KICH
- Hagåtña, Guam; Guam;
- Broadcast area: Guam
- Frequency: 630 kHz
- Branding: Isla63

Programming
- Format: Chamorro music/Talk (online only)

Ownership
- Owner: Good News Broadcasting Corporation

History
- First air date: March 14, 1954
- Former call signs: KUAM (1954–2021)
- Former frequencies: 610 kHz (1954–1978); 612 kHz (1978–2007);

Technical information
- Licensing authority: FCC
- Facility ID: 51236
- Class: B
- Power: 10,000 watts
- Transmitter coordinates: 13°26′53″N 144°45′22″E﻿ / ﻿13.44806°N 144.75611°E

Links
- Public license information: Public file; LMS;
- Website: kuam.com

= KICH =

Radio station in Dededo, Guam

KICH (630 AM) is a radio station broadcasting from the village of Dededo, in the United States territory of Guam.

As KUAM, it was Guam's first commercial radio station, broadcasting from 1954 to 2020. It aired Chamorro music and talk radio. Isla63 became an online radio station when Pacific Telestations discontinued operation in 2020 for economic reasons and sold the license.

==History==
The station was owned by Pacific Telestations, LLC (a company of the local conglomerate Calvo Enterprises, Inc.) and was Guam's first commercial radio station, having signed on the air on March 14, 1954. When it started up, the Armed Forces Radio Service station that had operated at 1380 kHz since September 1949 ceased operations. It was originally owned by Harry Engel and his Radio Guam; Engel started KUAM-TV (channel 8) three years later. The station was sold in 1964 to Pacific Broadcasting Corporation and to Pacific Telestations in 1977.

Long known as "Isla61", KUAM changed its broadcast frequency from 612 kHz to 630 kHz in July 2007. This move enables most radios with digital tuners found locally (built for the Americas' ITU Region 2 interval of 10 kHz) to tune precisely to the station's frequency instead of being 2 kHz off (when tuned to 610 kHz).

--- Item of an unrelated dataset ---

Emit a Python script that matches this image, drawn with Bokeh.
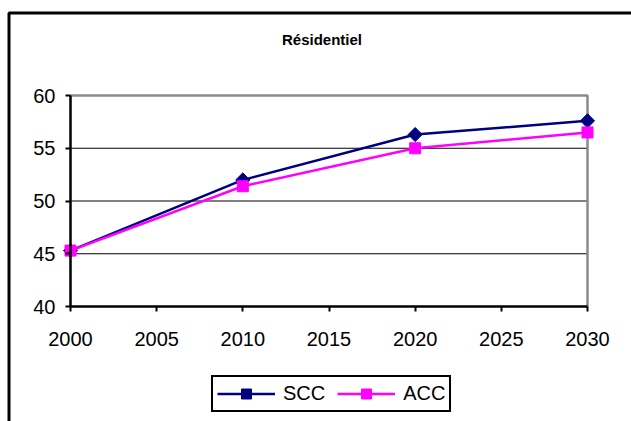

After Typhoon Pongsona hit Guam on December 8, 2002, Isla61 was off the air for more than one year. Programs such as the morning talk "Positively Local" and the TV news simulcast were instead carried by sister station KUAM-FM. The KUAM-TV nightly newscast at 6 p.m. was simulcast on Isla63.

On April 20, 2020, it was confirmed that KUAM Communications would conclude broadcasting after 66 years on the radio on May 1. In filing to take the station temporarily silent, Pacific noted that it had discontinued operation of KUAM for economic reasons.

The license was then donated to Good News Broadcasting Corporation effective May 10, 2021. New KICH call letters were applied on May 18, 2021.